Dalam al-Muwattha (sebuah kitab hadits tertua karya Imam Malik), disebutkan:
عَنْ عَبْدِ اللهِ بْنِ عُمَرَ أَنَّهُ كَانَ يَقُوْلُ: قُبْلَةُ الرَّجُلِ امْرَءَتَهُ وَجَسُّهَا بِيَدِهِ مِنَ الْمُلاَمَسَةِ، فَمَنْ قَبَّلَ امْرَءَتَهُ أَوْ جَسَّهَا بِيَدِهِ فَعَلَيْهِ الْوُضُوْءُ.
“Dari ‘Abdullah bin ‘Umar, ia berkata: Kecupan seorang suami kepada istrinya dan menyentuh dengan tangannya termasuk mulasamah (persentuhan). Maka siapa saja yang mengecup istrinya atau menyentuhnya, maka ia wajib melakukan wudlu.” (Al-Muwattha, juz II, hal, 65)

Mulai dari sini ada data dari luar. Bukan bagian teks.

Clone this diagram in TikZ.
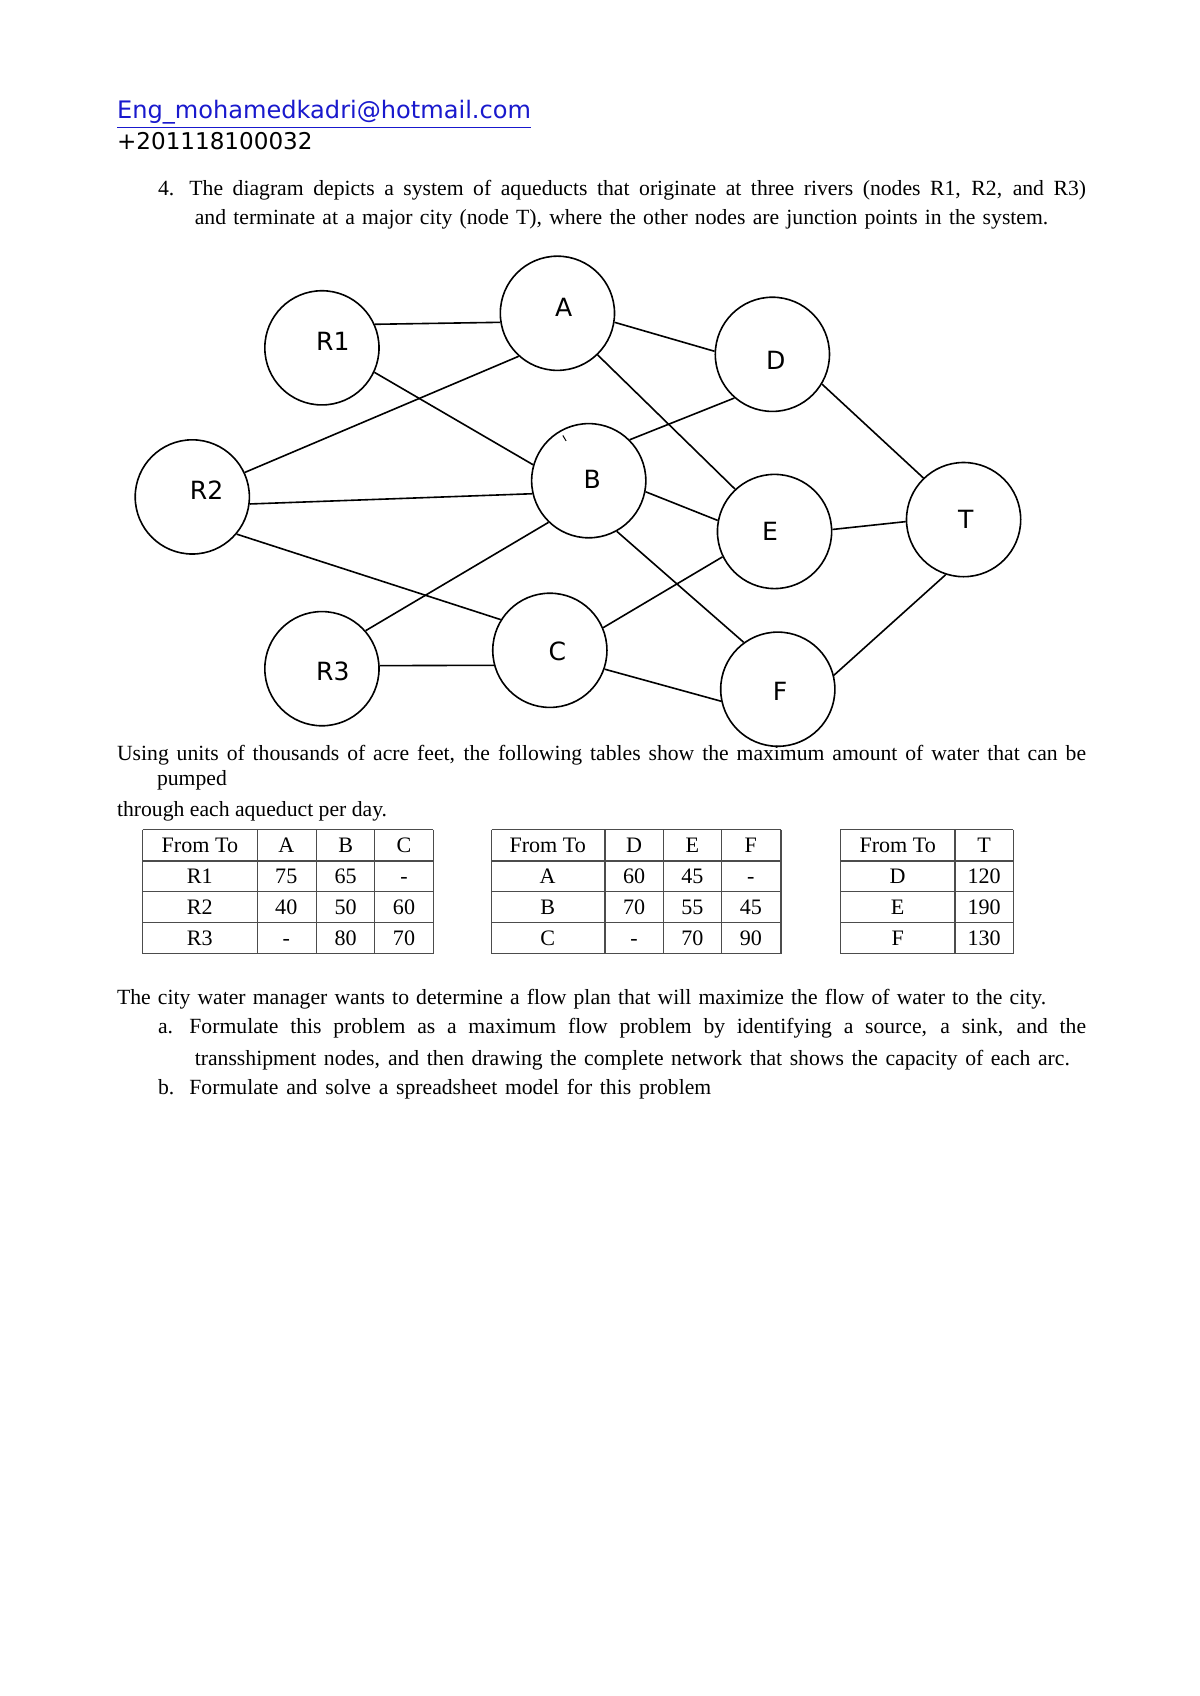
\documentclass[tikz,border=0pt]{standalone}
\usepackage{fontspec}
\setmainfont{Liberation Serif}
\newfontfamily\headfont{DejaVu Sans}
\usepackage{tikz}
\usetikzlibrary{positioning}
\definecolor{mailblue}{RGB}{25,25,205}
\newdimen\unitlen
\unitlen=0.1892mm
\newcommand{\spreadline}[2]{\makebox[#1\unitlen][s]{#2}}

\begin{document}
\begin{tikzpicture}[x=0.1892mm,y=-0.1892mm,
		junction/.style={circle,draw,line width=0.8pt,minimum size=20mm,inner sep=0mm},
		tag/.style={inner sep=0pt,font=\headfont\fontsize{12.5}{14}\selectfont},
		pipe/.style={line width=0.8pt},
		txt/.style={anchor=base west,inner sep=0pt,font=\fontsize{10.8}{12}\selectfont},
		cell/.style={anchor=base,inner sep=0pt,font=\fontsize{11}{12}\selectfont},
		tab/.style={line width=0.6pt,black!70}]
	\path[use as bounding box,fill=white] (0,0) rectangle (1110,1570);
	
	\node[anchor=base west,inner sep=0pt,font=\headfont\fontsize{12}{14}\selectfont,text=mailblue] (mail) at (108,110) {\underline{Eng\_mohamedkadri@hotmail.com}};
	\node[anchor=base west,inner sep=0pt,font=\headfont\fontsize{11.5}{14}\selectfont] (phone) at (108,138) {+201118100032};
	
	\node[txt] (num) at (146,181) {4.};
	\node[txt] (q1) at (175,181) {\spreadline{830}{The diagram depicts a system of aqueducts that originate at three rivers (nodes R1, R2, and R3)}};
	\node[txt] (q2) at (180,208) {\spreadline{790}{and terminate at a major city (node T), where the other nodes are junction points in the system.}};
	
	% the network
	\node[junction,label={[tag,xshift=1.9mm,yshift=1.1mm]center:R1}] (R1) at (298,322) {};
	\node[junction,label={[tag,xshift=2.5mm,yshift=1.1mm]center:R2}] (R2) at (178,460) {};
	\node[junction,label={[tag,xshift=1.9mm,yshift=-0.4mm]center:R3}] (R3) at (298,619) {};
	\node[junction,label={[tag,xshift=1.1mm,yshift=1.1mm]center:A}] (A) at (516,290) {};
	\node[junction,label={[tag,xshift=0.6mm,yshift=0.2mm]center:B}] (B) at (545,445) {};
	\node[junction,label={[tag,xshift=1.3mm,yshift=-0.2mm]center:C}] (C) at (509,602) {};
	\node[junction,label={[tag,xshift=0.6mm,yshift=-1.1mm]center:D}] (D) at (715,328) {};
	\node[junction,label={[tag,xshift=-0.8mm]center:E}] (E) at (717,492) {};
	\node[junction,label={[tag,xshift=0.4mm,yshift=-0.4mm]center:F}] (F) at (720,638) {};
	\node[junction,label={[tag,xshift=0.4mm]center:T}] (T) at (892,481) {};
	
	\draw[pipe] (R1.24) -- (A.189);
	\draw[pipe] (R1.335) -- (B.164);
	\draw[pipe] (R2.25) -- (A.228);
	\draw[pipe] (R2.353) -- (B.193);
	\draw[pipe] (R2.320) -- (C.148);
	\draw[pipe] (R3.41) -- (B.226);
	\draw[pipe] (R3.3) -- (C.195);
	\draw[pipe] (A.351) -- (D.177);
	\draw[pipe] (A.314) -- (E.133);
	\draw[pipe] (B.45) -- (D.229);
	\draw[pipe] (B.349) -- (E.169);
	\draw[pipe] (B.299) -- (F.126);
	\draw[pipe] (C.23) -- (E.206);
	\draw[pipe] (C.341) -- (F.192);
	\draw[pipe] (D.329) -- (T.134);
	\draw[pipe] (E.2) -- (T.182);
	\draw[pipe] (F.14) -- (T.252);
	\draw[line width=0.5pt] ([shift={(2,5)}]B.119) -- ++(3,5);
	
	\node[txt] (units) at (108,704) {\spreadline{897}{Using units of thousands of acre feet, the following tables show the maximum amount of water that can be}};
	\node[txt] (pumped) at (145,727) {pumped};
	\node[txt] (through) at (108,756) {through each aqueduct per day.};
	
	% first table
	\foreach \xx in {132,238,293,347,401} \draw[tab] (\xx,768) -- (\xx,883);
	\foreach \yy in {768,797,825,854,883} \draw[tab] (132,\yy) -- (401,\yy);
	\foreach \lab/\va/\vb/\vc [count=\r from 0] in {From To/A/B/C, R1/75/65/-, R2/40/50/60, R3/-/80/70} {
		\node[cell] (ta-\r-0) at (185,{789+28.7*\r}) {\lab};
		\node[cell] (ta-\r-1) at (265,{789+28.7*\r}) {\va};
		\node[cell] (ta-\r-2) at (320,{789+28.7*\r}) {\vb};
		\node[cell] (ta-\r-3) at (374,{789+28.7*\r}) {\vc};
	}
	% second table
	\foreach \xx in {455,560,614,668,723} \draw[tab] (\xx,768) -- (\xx,883);
	\foreach \yy in {768,797,825,854,883} \draw[tab] (455,\yy) -- (723,\yy);
	\foreach \lab/\va/\vb/\vc [count=\r from 0] in {From To/D/E/F, A/60/45/-, B/70/55/45, C/-/70/90} {
		\node[cell] (tb-\r-0) at (507,{789+28.7*\r}) {\lab};
		\node[cell] (tb-\r-1) at (587,{789+28.7*\r}) {\va};
		\node[cell] (tb-\r-2) at (641,{789+28.7*\r}) {\vb};
		\node[cell] (tb-\r-3) at (695,{789+28.7*\r}) {\vc};
	}
	% third table
	\foreach \xx in {778,884,938} \draw[tab] (\xx,768) -- (\xx,883);
	\foreach \yy in {768,797,825,854,883} \draw[tab] (778,\yy) -- (938,\yy);
	\foreach \lab/\va [count=\r from 0] in {From To/T, D/120, E/190, F/130} {
		\node[cell] (tc-\r-0) at (831,{789+28.7*\r}) {\lab};
		\node[cell] (tc-\r-1) at (911,{789+28.7*\r}) {\va};
	}
	
	\node[txt] (city) at (108,930) {\spreadline{860}{The city water manager wants to determine a flow plan that will maximize the flow of water to the city.}};
	\node[txt] (pa) at (146,957) {a.};
	\node[txt] (a1) at (175,957) {\spreadline{830}{Formulate this problem as a maximum flow problem by identifying a source, a sink, and the}};
	\node[txt] (a2) at (180,986) {\spreadline{810}{transshipment nodes, and then drawing the complete network that shows the capacity of each arc.}};
	\node[txt] (pb) at (146,1013) {b.};
	\node[txt] (b1) at (175,1013) {\spreadline{483}{Formulate and solve a spreadsheet model for this problem}};
\end{tikzpicture}
\end{document}
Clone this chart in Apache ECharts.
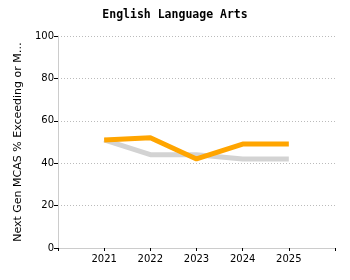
<!DOCTYPE html>
<html><head><meta charset="utf-8">
<script src="https://cdn.jsdelivr.net/npm/echarts@6/dist/echarts.min.js"></script>
<style>html,body{margin:0;padding:0;background:#fff}#c{width:350px;height:280px}</style>
</head><body><div id="c"></div>
<script>
const years = [2021, 2022, 2023, 2024, 2025];
const stateValues = [51, 44, 44, 42, 42];
const schoolValues = [51, 52, 42, 49, 49];
const yTicks = [0, 20, 40, 60, 80, 100];
const title = 'English Language Arts';
const yName = 'Next Gen MCAS % Exceeding or M…';

const chart = echarts.init(document.getElementById('c'), null, {renderer: 'canvas'});
chart.setOption({
  animation: false,
  title: {text: title, left: 'center', top: 4,
    textStyle: {fontFamily: 'DejaVu Sans Mono', fontWeight: 'bold', fontSize: 11.5, color: '#000'}},
  grid: {left: 58, right: 15, top: 36, bottom: 32},
  xAxis: {type: 'value', min: 2020, max: 2026, interval: 1,
    axisLine: {lineStyle: {color: '#ccc'}},
    axisTick: {length: 3, lineStyle: {color: '#000'}},
    splitLine: {show: false},
    axisLabel: {fontFamily: 'DejaVu Sans', fontSize: 10, color: '#000', margin: 6,
      formatter: v => years.includes(v) ? String(v) : ''}},
  yAxis: {type: 'value', min: yTicks[0], max: yTicks[yTicks.length-1], interval: 20,
    name: yName, nameLocation: 'middle', nameGap: 32,
    nameTextStyle: {fontFamily: 'DejaVu Sans', fontSize: 11, color: '#000'},
    axisLine: {show: true, lineStyle: {color: '#ccc'}},
    axisTick: {show: true, length: 4, lineStyle: {color: '#000'}},
    axisLabel: {fontFamily: 'DejaVu Sans', fontSize: 10, color: '#000', margin: 4},
    splitLine: {lineStyle: {color: '#bbb', type: [1, 2], width: 1}}},
  series: [
    {type: 'line', data: years.map((y, i) => [y, stateValues[i]]), symbol: 'none',
      lineStyle: {color: '#d3d3d3', width: 5}, z: 2},
    {type: 'line', data: years.map((y, i) => [y, schoolValues[i]]), symbol: 'none',
      lineStyle: {color: '#FFA500', width: 5}, z: 3}
  ]
});
</script></body></html>
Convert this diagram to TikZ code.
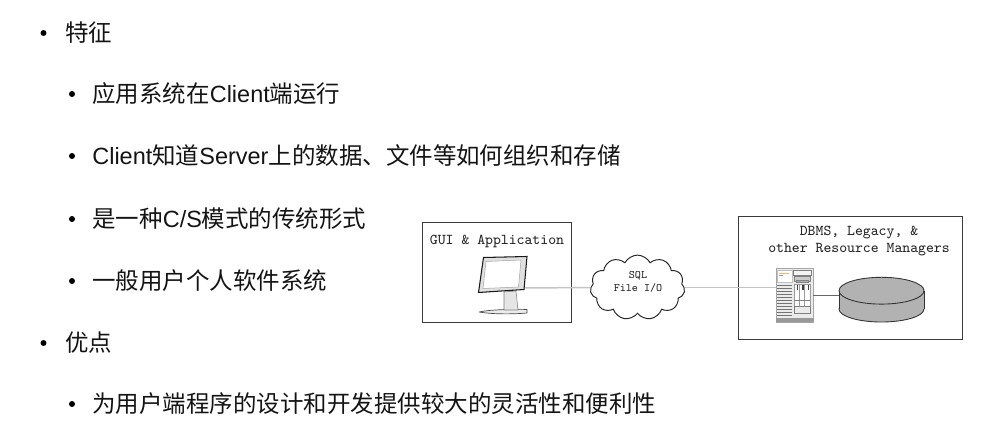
\documentclass[tikz,border=0pt]{standalone}
\usepackage{fontspec}
\setmainfont{Liberation Sans}
\newfontfamily\cjk{Noto Sans CJK SC}
\usetikzlibrary{shapes.symbols}
\definecolor{linkgray}{HTML}{C4C4C4}
\definecolor{diskgray}{HTML}{B2B2B2}
\definecolor{framegray}{HTML}{3A3A3A}
\newcommand{\zh}[1]{{\cjk #1}}
\tikzset{
	bullet/.style={circle, fill=black, inner sep=0pt, minimum size=6*0.567pt},
	item/.style={anchor=west, inner sep=0pt, font=\fontsize{13.37}{15}\selectfont, text=black!92},
	frame/.style={draw=framegray, line width=0.5pt, fill=white},
	mono/.style={font=\fontsize{8.55}{9.5}\selectfont\ttfamily, text=black!85, align=center, inner sep=0pt},
	link/.style={draw=linkgray, line width=0.85pt},
	disk/.style={draw=black!80, line width=0.5pt, fill=diskgray},
}
\begin{document}
\begin{tikzpicture}[x=0.02cm, y=-0.02cm]
		\useasboundingbox (0, 0) rectangle (1007, 439);
		
		%%%%% TEXT %%%%%
		\node[bullet] (b1) at (43.5, 33) {};
		\node[item] (t1) at (65, 32.5) {\zh{特征}};
		
		\node[bullet] (b2) at (72, 94) {};
		\node[item] (t2) at (92, 93.5) {\zh{应用系统在}Client\zh{端运行}};
		
		\node[bullet] (b3) at (72, 156) {};
		\node[item] (t3) at (92, 155.5) {Client\zh{知道}Server\zh{上的数据、文件等如何组织和存储}};
		
		\node[bullet] (b4) at (72, 219) {};
		\node[item] (t4) at (92, 218.5) {\zh{是一种}C/S\zh{模式的传统形式}};
		
		\node[bullet] (b5) at (72, 281) {};
		\node[item] (t5) at (92, 280.5) {\zh{一般用户个人软件系统}};
		
		\node[bullet] (b6) at (43.5, 343) {};
		\node[item] (t6) at (65, 342.5) {\zh{优点}};
		
		\node[bullet] (b7) at (72, 404) {};
		\node[item] (t7) at (92, 403.5) {\zh{为用户端程序的设计和开发提供较大的灵活性和便利性}};
		
		%%%%% BOXES %%%%%
		\draw[frame] (422.5, 222.5) rectangle (571.5, 322.5);
		\draw[frame] (738.5, 216.5) rectangle (962.5, 339.5);
		\node[mono] (guilabel) at (497, 241) {GUI \& Application};
		\node[mono] (dbmslabel) at (859, 241) {DBMS, Legacy, \&\\other Resource Managers};
		
		%%%%% NODES %%%%%
		\coordinate (monitor) at (524, 288);
		\node[cloud, draw=black!85, fill=white, line width=0.55pt, cloud puffs=11, cloud puff arc=125, aspect=1.5,
			minimum width=95*0.567pt, minimum height=65*0.567pt, inner sep=0pt] (cloud) at (637.5, 287.5) {};
		\node[mono, font=\fontsize{6.5}{7}\selectfont\ttfamily] (cloudlabel) at (638, 282) {SQL\\File I/O};
		\node[draw=black!35, fill=black!8, line width=0.3pt, minimum width=37*0.567pt, minimum height=54*0.567pt, inner sep=0pt] (server) at (794.5, 295) {};
		\coordinate (disk) at (839, 295);
		
		%%%%% LINKS %%%%%
		\draw[link] (monitor) -- (cloud.west);
		\draw[link] (cloud.east) -- (server.west |- cloud.east);
		\draw[draw=black!60, line width=0.4pt] (server.east) -- (disk);
		
		%%%%% DISK %%%%%
		\draw[disk] (881.5, 309) ellipse (42.5 and 13);
		\fill[diskgray] (839, 291) rectangle (924, 309);
		\draw[draw=black!80, line width=0.5pt] (839, 291) -- (839, 309);
		\draw[draw=black!80, line width=0.5pt] (924, 291) -- (924, 309);
		\draw[disk] (881.5, 290.7) ellipse (42.5 and 13.4);
		
		%%%%% MONITOR %%%%%
		\draw[draw=black!70, fill=black!8, line width=0.4pt] (479, 312) .. controls (490, 309.5) and (515, 309) .. (527, 309.5) -- (527, 313) .. controls (510, 314.5) and (490, 314) .. (479, 312);
		\draw[draw=black!50, fill=black!10, line width=0.3pt] (504, 292) -- (516, 291) -- (518, 310) -- (504, 310) -- cycle;
		\draw[draw=black!90, fill=black!12, line width=0.6pt] (483.5, 257.5) -- (527, 256.5) -- (524, 289.5) -- (478.5, 292.5) -- cycle;
		\draw[draw=black!35, fill=white, line width=0.3pt] (486, 261.5) -- (521, 260) -- (518.5, 287) -- (483, 288.5) -- cycle;
		\fill[black!70] (499, 290) circle (0.5);
		
		%%%%% SERVER %%%%%
		\draw[draw=black!25, fill=white, line width=0.3pt] (777, 270) rectangle (792, 282);
		\draw[draw=orange!60, line width=0.25pt] (779, 273) -- (789, 273);
		\draw[draw=black!40, line width=0.25pt] (779, 275) -- (783, 275);
		\foreach \ypos in {285, 288, 291, 294, 297, 300, 303, 306, 309, 312, 315} {
			\draw[draw=black!55, line width=0.45pt] (777, \ypos) -- (792, \ypos);
		}
		\draw[draw=black!50, fill=black!4, line width=0.3pt] (793, 270) rectangle (811, 275);
		\draw[draw=black!50, fill=black!20, line width=0.3pt] (794, 276) rectangle (810, 281);
		\draw[draw=black!50, fill=black!30, line width=0.3pt] (796, 280) rectangle (808, 282.5);
		\draw[draw=black!40, fill=white, line width=0.3pt] (794, 284) rectangle (810, 312);
		\foreach \xpos in {799, 804.5} {
			\draw[draw=black!40, line width=0.3pt] (\xpos, 284) -- (\xpos, 312);
		}
		\foreach \xpos in {796.5, 802, 807.5} {
			\fill[black!75] (\xpos, 285) rectangle (\xpos+1.5, 290);
		}
		\draw[draw=black!50, line width=0.3pt] (794, 300) -- (810, 300);
		\draw[draw=black!50, fill=black!8, line width=0.3pt] (794, 306) rectangle (810, 313);
		\fill[black!40] (776, 317.5) rectangle (813, 322);
\end{tikzpicture}
\end{document}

Lalu, bagaimana dengan hadits yang menjelaskan persentuhan Nabi SAW dengan sebaian istrinya padahal Nabi SAW dalam keadaan suci dari hadats kecil, seperti dalam hadits ‘Aisyah RA, maka hal itu harus diartikan bahwa Nabi SAW ketika itu menggunakan penghalang, sehingga kulit beliau tidak bersentuhan langsung dengan kulit istrinya. Sebagaimana keterangan Imam Nawawi dalam kitab al-Majmu’.
اَلْجَوَابُ عَنْ عَائِشَةَ رَضِيَ اللهُ عَنْهَا فِيْ وُقُوْعِ يَدِهَا عَلَى بَطْنِ قَدَمِ النَّبِيِّ صَلَّى اللهُ عَلَيْهِ وَسَلَّمَ أَنَّهُ يَحْتَمِلُ فَوْقَ حَائِلٍ.
“Jawaban atas hadits ‘Aisyah RA tentang menyentuhnya tangan beliau ke tumit Nabi SAW, maka hal itu menggunakan tabir (penghalang)”. (Al-Majmu’, juz II, hal 22).
Untuk mempertegas dalil batalnya wudlu karena persentuhan kulit lelaki dengan perempuan tanpa penghalang, Imam Syafi’i menafsirkan QS Annisa ayat 43 sebagai berikut. Bunyi ayat tersebut secara lengkap adalah sebagai berikut:

“Hai orang-orang yang beriman, janganlah kamu shalat, sedang kamu dalam Keadaan mabuk, sehingga kamu mengerti apa yang kamu ucapkan, (jangan pula hampiri mesjid) sedang kamu dalam Keadaan junub, terkecuali sekedar berlalu saja, hingga kamu mandi. dan jika kamu sakit atau sedang dalam musafir atau datang dari tempat buang air atau kamu telah menyentuh perempuan, kemudian kamu tidak mendapat air, Maka bertayamumlah kamu dengan tanah yang baik (suci); sapulah mukamu dan tanganmu. Sesungguhnya Allah Maha Pema'af lagi Maha Pengampun.”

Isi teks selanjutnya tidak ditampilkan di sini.